Ainsi,
il s’avère impératif d’intervenir! Mais sous quelle forme? Réfléchissons à
trois conséquences imprévisibles d’une action de type militaire : la
relève politique syrienne, la crise humanitaire et les tensions diplomatiques.
La
Syrie est en guerre civile depuis plus de deux ans. Elle a connu ses propres
mobilisations liées au Printemps arabe (dès février 2011), mais le gouvernement
de Bachar al-Assad a rapidement réprimé cette opposition. Par la suite,
plusieurs villes (Deraa, Homs, Hama) ont organisé une résistance au pouvoir
politique central, avec des conséquences tragiques. Par exemple, à Homs, en
février 2012, ont eu lieu des massacres de civils. Cependant, bien que le
gouvernement syrien puisse (et doive) être tenu en bonne partie responsable de la
dégénérescence de la situation, rien ne laisse présager qu’une intervention
militaire viendrait calmer le jeu. Au contraire. Une fois al-Assad délogé, qui
prendrait la relève? L’opposition n’est pas monolithique, elle est diverse,
éparse, hétérogène. En fait, elle s’est même radicalisée depuis deux ans avec
l’arrivée de djihadistes se réclamant d’Al-Qaïda dans le nord du pays. Ceux-ci ne
s’opposent pas qu’au gouvernement, mais aussi à d’autres groupes d’opposants
(les populations kurdes notamment). Une action militaire risquerait d’attiser davantage
la violence et laisserait la Syrie dans la désolation et l’instabilité
politique pour plusieurs années encore.
La
situation humanitaire est également catastrophique. En deux ans et demi, la
guerre civile aurait fait près de 100 000 victimes. Quant aux réfugiés
politiques, selon le Haut-Commissariat des Nations Unies, ils sont près d’un
million à s’être déplacés dans le pays et près d’un demi-million ayant afflué
dans les pays limitrophes (Jordanie, Turquie, Liban, Irak). Dans un tel
contexte, rien ne laisse croire qu’une intervention militaire pourrait améliorer
la situation. Bien au contraire, par l’exacerbation des violences, elle
risquerait d’alimenter le flot de réfugiés et, par le fait même, déstabiliser
les pays voisins et amplifier la crise humanitaire.
Il y
a ensuite la situation diplomatique. La présente guerre appelle le sentiment
d’urgence dans la communauté internationale. Pourtant, les négociations au
Conseil de sécurité de l’ONU ont achoppé. Ni la Russie, ni la Chine ne souhaitent
une intervention militaire.
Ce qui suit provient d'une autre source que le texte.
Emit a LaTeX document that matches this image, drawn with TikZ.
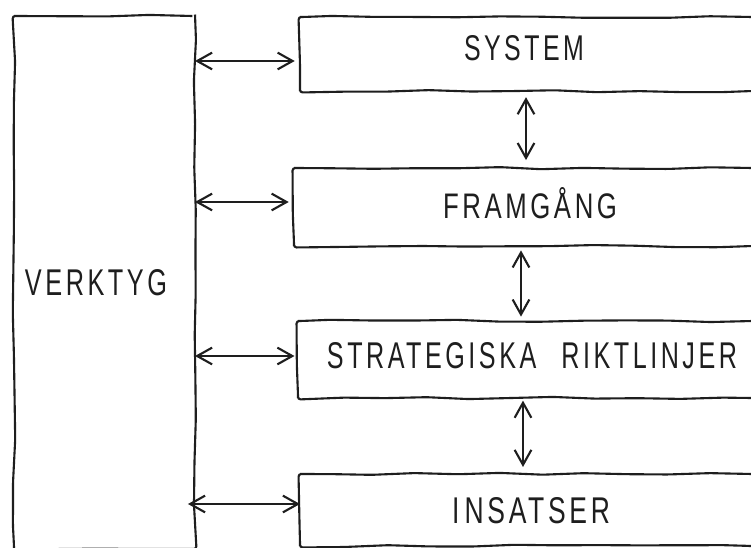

D’aucuns souligneront le rôle ignoble de la Russie
qui agirait comme fidèle allié d’un dictateur sanguinaire; d’autres, a contrario, mettront plutôt l’accent
sur le fait que la Russie semble être le seul acteur de poids qui souhaite
régler le conflit par les voies diplomatiques (Conférence de Genève-2 proposée
en mai 2013). Toujours est-il qu’une action conjointe des États-Unis, de la
France et de la Grande-Bretagne aurait des conséquences diplomatiques fort
néfastes. Sans être un précédent (Irak, mars 2003), une attaque sans l’aval de
l’ONU – dont les inspecteurs doivent compléter leur travail, disons-le – viendrait
discréditer l’approche multilatérale, en plus d’exacerber les tensions entre
les cinq membres permanents du Conseil de sécurité. D’ailleurs, même si le pays
de Poutine se comporte lui-même en voyou à bien des égards, il demeure une
puissance militaire et économique avec laquelle l’Occident ne peut se permettre
de rompre les liens. Pourtant, le cas syrien et la récente affaire Snowden nous
font presque oublier que la Guerre froide est terminée depuis plus de deux
décennies.
La guerre civile dure depuis trop longtemps et
l’escalade de la violence, chez tous les belligérants, ne fait que s’accélérer.
Si une intervention étrangère est nécessaire, elle s’avérera assurément plus
efficace par la diplomatie que par les armes. Dans ce domaine, les États-Unis
et la Russie représentent les pièces maîtresses du puzzle syrien.